Emperatriz del bel canto
11/2/2006 |
No hay duda de que Cecilia Bartoli es hoy uno de los adalides del belcantismo, una recuperadora de técnicas, procedimientos y mecanismos que se integraban en un canto instrumental, donde relucían las acrobacias, los adornos y los infinitos reguladores. Un canto que alcanzó su máximo esplendor con Haendel o Vivaldi, se hizo más humano con Mozart y brilló con luz cegadora en Rossini. A todos ellos, y a otros muchos, cuya vocalidad ha tenido, antes y después, importancia desde aquellos presupuestos, ha venido sirviendo esta cantante romana, nacida en 1966 y adiestrada desde niña por sus padres.

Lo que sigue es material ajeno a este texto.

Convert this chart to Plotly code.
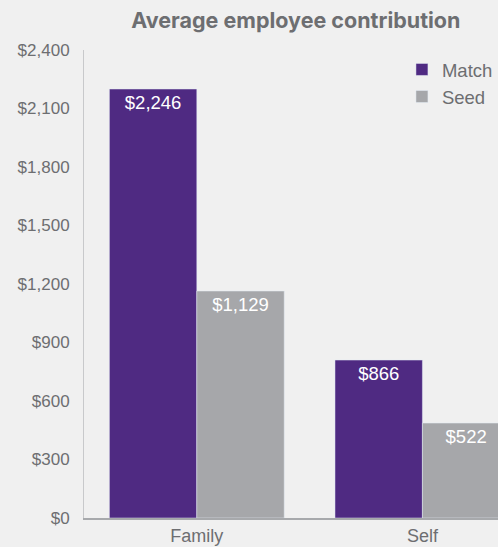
import plotly.graph_objects as go

categories = ["Family", "Self"]
match_values = [2200, 810]
seed_values = [1164, 487]
match_labels = ["$2,246", "$866"]
seed_labels = ["$1,129", "$522"]
tick_values = [0, 300, 600, 900, 1200, 1500, 1800, 2100, 2400]
tick_labels = ["$0", "$300", "$600", "$900", "$1,200", "$1,500", "$1,800", "$2,100", "$2,400"]

BG = "#f0f0f0"
PURPLE = "#4f2a82"
GREY = "#a6a7aa"
TXT = "#6d6e71"
FONT = "Liberation Sans, Arial, sans-serif"

fig = go.Figure()
fig.add_trace(go.Bar(
    x=categories, y=match_values, name="Match", marker_color=PURPLE,
    text=match_labels, textposition="inside", insidetextanchor="end",
    textfont=dict(color="white", size=18.5, family=FONT), textangle=0,
))
fig.add_trace(go.Bar(
    x=categories, y=seed_values, name="Seed", marker_color=GREY,
    text=seed_labels, textposition="inside", insidetextanchor="end",
    textfont=dict(color="white", size=18.5, family=FONT), textangle=0,
))

fig.update_layout(
    width=498, height=547,
    margin=dict(l=84, r=0, t=50, b=29),
    paper_bgcolor=BG, plot_bgcolor=BG,
    barmode="group", bargap=0.225, bargroupgap=0,
    font=dict(family=FONT, color=TXT, size=17),
    title=dict(text="<b>Average employee contribution</b>", x=0.594, xanchor="center",
               y=0.963, yanchor="middle",
               font=dict(family="Inter, Liberation Sans, sans-serif", size=21.5, color=TXT)),
    showlegend=True,
    legend=dict(x=0.768, y=0.998, xanchor="left", yanchor="top", bgcolor="rgba(0,0,0,0)",
                font=dict(size=18.5, color=TXT), itemwidth=30, tracegroupgap=0),
)
fig.update_xaxes(range=[-0.5, 1.335], showgrid=False, showline=True, linecolor="#a7a9ac",
                 linewidth=2, ticks="", tickfont=dict(size=18, color=TXT), fixedrange=True)
fig.update_yaxes(range=[0, 2400], tickvals=tick_values, ticktext=tick_labels, showgrid=False,
                 zeroline=False, showline=True, linecolor="#c8c9cb", linewidth=1,
                 ticks="", ticklabelstandoff=10, tickfont=dict(size=17, color=TXT))

fig.write_html("out.html")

La vertiginosa y ya larga, pese a la edad, carrera de Bartoli se apoya en una voz de mezzosoprano de agilidad, oscura, cálida, bien emitida, con ligeras cavernosidades y algunos sonidos plenos exentos de belleza, que rozan a veces lo destemplado y que emplea en pasajes que piden reforzar un dramatismo que el timbre, en sí mismo, no posee. Constituye este aspecto el punto menos positivo de su arte que, por lo demás, brilla refulgentemente en unas agilidades, unas fioriture, de excepción: trinos maravillosos, regulados sabiamente; saltos interválicos que aprovechan una notable extensión de más de dos octavas; notas staccato expelidas con una precisión casi inhumana. Luego, matizaciones de intensidad, variaciones de colorido extraordinarias; pasajes legato de valor instrumental magníficamente medidos. Y una expresividad a flor de piel, efusiva, sincera, interiorizada si al caso viene, que contagia y emociona. Una gran cantante, ideal para ilustrar hoy partes destinadas antiguamente a los castrati, tiernos y poéticos personajes mozartianos –Fiordiligi, doña Elvira, por ejemplo, que se acoplan bien a sus medios–, exultantes donne rossinianas –Rosina, Isabella, Angelina, Fiorilla, a los que otorga nuevas luces y los libera de vocalidades tan pesantes como las de una Ewa Podles–, o criaturas neobelcantistas puras y cándidas de Donizetti o Bellini –Adina, Amina–.